:: BRIEF ::
Every line of the material is to be quoted verbatim, minus the pictures.

:: PROVIDED ENTRIES ::
--------------------------------------------------

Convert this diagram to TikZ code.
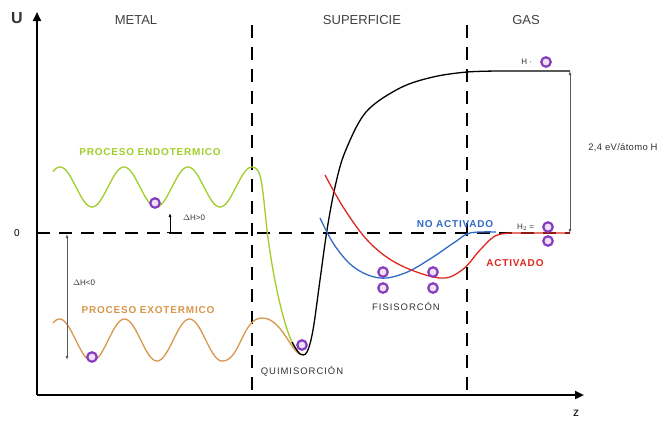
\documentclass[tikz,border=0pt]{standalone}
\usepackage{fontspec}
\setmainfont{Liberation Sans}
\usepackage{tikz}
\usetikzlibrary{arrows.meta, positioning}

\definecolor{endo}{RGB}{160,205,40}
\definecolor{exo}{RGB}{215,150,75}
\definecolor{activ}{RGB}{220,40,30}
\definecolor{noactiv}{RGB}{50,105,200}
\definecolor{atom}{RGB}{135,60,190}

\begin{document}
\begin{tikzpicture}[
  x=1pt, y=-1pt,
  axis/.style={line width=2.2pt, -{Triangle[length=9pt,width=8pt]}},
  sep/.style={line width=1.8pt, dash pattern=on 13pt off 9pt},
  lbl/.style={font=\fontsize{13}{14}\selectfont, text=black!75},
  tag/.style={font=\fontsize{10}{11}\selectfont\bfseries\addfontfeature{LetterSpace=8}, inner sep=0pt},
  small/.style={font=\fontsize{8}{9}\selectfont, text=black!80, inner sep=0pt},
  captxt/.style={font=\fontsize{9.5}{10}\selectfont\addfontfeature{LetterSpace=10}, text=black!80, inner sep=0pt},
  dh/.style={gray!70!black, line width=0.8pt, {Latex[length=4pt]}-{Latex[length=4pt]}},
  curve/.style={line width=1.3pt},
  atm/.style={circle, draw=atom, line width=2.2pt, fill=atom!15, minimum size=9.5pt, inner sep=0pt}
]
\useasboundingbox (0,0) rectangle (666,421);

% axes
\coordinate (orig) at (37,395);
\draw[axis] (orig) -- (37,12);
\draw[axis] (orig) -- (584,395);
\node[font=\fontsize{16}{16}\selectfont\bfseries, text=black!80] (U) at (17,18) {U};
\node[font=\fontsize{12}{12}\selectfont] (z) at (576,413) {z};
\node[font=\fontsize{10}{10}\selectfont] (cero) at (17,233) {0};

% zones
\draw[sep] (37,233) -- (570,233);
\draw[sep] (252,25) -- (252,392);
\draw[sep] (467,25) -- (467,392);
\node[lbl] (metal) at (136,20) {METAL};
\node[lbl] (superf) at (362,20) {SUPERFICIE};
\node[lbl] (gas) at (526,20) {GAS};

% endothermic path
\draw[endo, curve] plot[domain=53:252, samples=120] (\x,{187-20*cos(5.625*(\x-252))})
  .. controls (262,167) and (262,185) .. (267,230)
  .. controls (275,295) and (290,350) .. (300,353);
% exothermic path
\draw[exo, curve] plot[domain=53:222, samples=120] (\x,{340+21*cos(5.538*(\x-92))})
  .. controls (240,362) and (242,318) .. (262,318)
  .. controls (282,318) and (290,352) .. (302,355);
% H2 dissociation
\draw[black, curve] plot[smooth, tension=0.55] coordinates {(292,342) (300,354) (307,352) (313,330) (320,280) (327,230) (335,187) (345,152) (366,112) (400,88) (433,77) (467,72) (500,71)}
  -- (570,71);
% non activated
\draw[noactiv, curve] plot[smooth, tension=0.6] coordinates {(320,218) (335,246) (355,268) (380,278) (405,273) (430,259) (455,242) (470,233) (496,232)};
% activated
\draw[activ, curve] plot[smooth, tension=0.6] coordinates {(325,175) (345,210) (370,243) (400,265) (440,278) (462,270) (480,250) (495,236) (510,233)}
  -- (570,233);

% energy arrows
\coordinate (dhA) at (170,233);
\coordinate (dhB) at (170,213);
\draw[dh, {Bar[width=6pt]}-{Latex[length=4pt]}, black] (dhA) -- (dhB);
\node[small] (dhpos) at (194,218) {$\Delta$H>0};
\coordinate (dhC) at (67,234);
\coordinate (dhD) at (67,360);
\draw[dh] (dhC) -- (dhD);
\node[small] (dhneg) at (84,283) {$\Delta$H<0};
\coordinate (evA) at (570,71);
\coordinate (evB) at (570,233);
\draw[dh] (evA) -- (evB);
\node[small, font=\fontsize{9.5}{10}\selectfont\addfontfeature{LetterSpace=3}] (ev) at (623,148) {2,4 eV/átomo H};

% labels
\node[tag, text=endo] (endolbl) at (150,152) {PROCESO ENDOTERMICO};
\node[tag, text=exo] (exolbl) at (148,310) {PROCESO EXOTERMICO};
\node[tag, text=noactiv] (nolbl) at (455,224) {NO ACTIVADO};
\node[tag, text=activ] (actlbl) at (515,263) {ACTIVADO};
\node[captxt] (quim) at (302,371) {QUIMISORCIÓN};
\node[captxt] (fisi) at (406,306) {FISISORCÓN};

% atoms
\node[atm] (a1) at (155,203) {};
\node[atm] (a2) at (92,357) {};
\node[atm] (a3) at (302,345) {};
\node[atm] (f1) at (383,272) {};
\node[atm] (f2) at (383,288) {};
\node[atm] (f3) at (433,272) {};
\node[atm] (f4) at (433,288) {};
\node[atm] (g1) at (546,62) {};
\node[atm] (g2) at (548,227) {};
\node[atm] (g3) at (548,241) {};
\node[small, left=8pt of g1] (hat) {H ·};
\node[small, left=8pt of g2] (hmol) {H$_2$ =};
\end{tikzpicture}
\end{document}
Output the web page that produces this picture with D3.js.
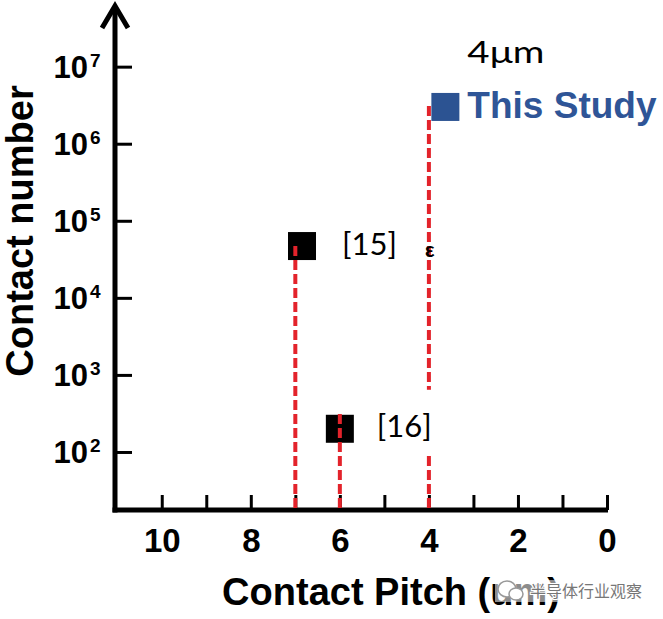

--------------------------------------------------

:: SOLUTION TO THIS PROBLEM ::
Convert this diagram to TikZ code.
\documentclass[tikz,border=0pt]{standalone}
\usepackage{fontspec}
\setmainfont{Liberation Sans}
\usepackage{tikz}
\usetikzlibrary{arrows.meta, positioning}

\definecolor{endo}{RGB}{160,205,40}
\definecolor{exo}{RGB}{215,150,75}
\definecolor{activ}{RGB}{220,40,30}
\definecolor{noactiv}{RGB}{50,105,200}
\definecolor{atom}{RGB}{135,60,190}

\begin{document}
\begin{tikzpicture}[
  x=1pt, y=-1pt,
  axis/.style={line width=2.2pt, -{Triangle[length=9pt,width=8pt]}},
  sep/.style={line width=1.8pt, dash pattern=on 13pt off 9pt},
  lbl/.style={font=\fontsize{13}{14}\selectfont, text=black!75},
  tag/.style={font=\fontsize{10}{11}\selectfont\bfseries\addfontfeature{LetterSpace=8}, inner sep=0pt},
  small/.style={font=\fontsize{8}{9}\selectfont, text=black!80, inner sep=0pt},
  captxt/.style={font=\fontsize{9.5}{10}\selectfont\addfontfeature{LetterSpace=10}, text=black!80, inner sep=0pt},
  dh/.style={gray!70!black, line width=0.8pt, {Latex[length=4pt]}-{Latex[length=4pt]}},
  curve/.style={line width=1.3pt},
  atm/.style={circle, draw=atom, line width=2.2pt, fill=atom!15, minimum size=9.5pt, inner sep=0pt}
]
\useasboundingbox (0,0) rectangle (666,421);

% axes
\coordinate (orig) at (37,395);
\draw[axis] (orig) -- (37,12);
\draw[axis] (orig) -- (584,395);
\node[font=\fontsize{16}{16}\selectfont\bfseries, text=black!80] (U) at (17,18) {U};
\node[font=\fontsize{12}{12}\selectfont] (z) at (576,413) {z};
\node[font=\fontsize{10}{10}\selectfont] (cero) at (17,233) {0};

% zones
\draw[sep] (37,233) -- (570,233);
\draw[sep] (252,25) -- (252,392);
\draw[sep] (467,25) -- (467,392);
\node[lbl] (metal) at (136,20) {METAL};
\node[lbl] (superf) at (362,20) {SUPERFICIE};
\node[lbl] (gas) at (526,20) {GAS};

% endothermic path
\draw[endo, curve] plot[domain=53:252, samples=120] (\x,{187-20*cos(5.625*(\x-252))})
  .. controls (262,167) and (262,185) .. (267,230)
  .. controls (275,295) and (290,350) .. (300,353);
% exothermic path
\draw[exo, curve] plot[domain=53:222, samples=120] (\x,{340+21*cos(5.538*(\x-92))})
  .. controls (240,362) and (242,318) .. (262,318)
  .. controls (282,318) and (290,352) .. (302,355);
% H2 dissociation
\draw[black, curve] plot[smooth, tension=0.55] coordinates {(292,342) (300,354) (307,352) (313,330) (320,280) (327,230) (335,187) (345,152) (366,112) (400,88) (433,77) (467,72) (500,71)}
  -- (570,71);
% non activated
\draw[noactiv, curve] plot[smooth, tension=0.6] coordinates {(320,218) (335,246) (355,268) (380,278) (405,273) (430,259) (455,242) (470,233) (496,232)};
% activated
\draw[activ, curve] plot[smooth, tension=0.6] coordinates {(325,175) (345,210) (370,243) (400,265) (440,278) (462,270) (480,250) (495,236) (510,233)}
  -- (570,233);

% energy arrows
\coordinate (dhA) at (170,233);
\coordinate (dhB) at (170,213);
\draw[dh, {Bar[width=6pt]}-{Latex[length=4pt]}, black] (dhA) -- (dhB);
\node[small] (dhpos) at (194,218) {$\Delta$H>0};
\coordinate (dhC) at (67,234);
\coordinate (dhD) at (67,360);
\draw[dh] (dhC) -- (dhD);
\node[small] (dhneg) at (84,283) {$\Delta$H<0};
\coordinate (evA) at (570,71);
\coordinate (evB) at (570,233);
\draw[dh] (evA) -- (evB);
\node[small, font=\fontsize{9.5}{10}\selectfont\addfontfeature{LetterSpace=3}] (ev) at (623,148) {2,4 eV/átomo H};

% labels
\node[tag, text=endo] (endolbl) at (150,152) {PROCESO ENDOTERMICO};
\node[tag, text=exo] (exolbl) at (148,310) {PROCESO EXOTERMICO};
\node[tag, text=noactiv] (nolbl) at (455,224) {NO ACTIVADO};
\node[tag, text=activ] (actlbl) at (515,263) {ACTIVADO};
\node[captxt] (quim) at (302,371) {QUIMISORCIÓN};
\node[captxt] (fisi) at (406,306) {FISISORCÓN};

% atoms
\node[atm] (a1) at (155,203) {};
\node[atm] (a2) at (92,357) {};
\node[atm] (a3) at (302,345) {};
\node[atm] (f1) at (383,272) {};
\node[atm] (f2) at (383,288) {};
\node[atm] (f3) at (433,272) {};
\node[atm] (f4) at (433,288) {};
\node[atm] (g1) at (546,62) {};
\node[atm] (g2) at (548,227) {};
\node[atm] (g3) at (548,241) {};
\node[small, left=8pt of g1] (hat) {H ·};
\node[small, left=8pt of g2] (hmol) {H$_2$ =};
\end{tikzpicture}
\end{document}
Output the web page that produces this picture with D3.js.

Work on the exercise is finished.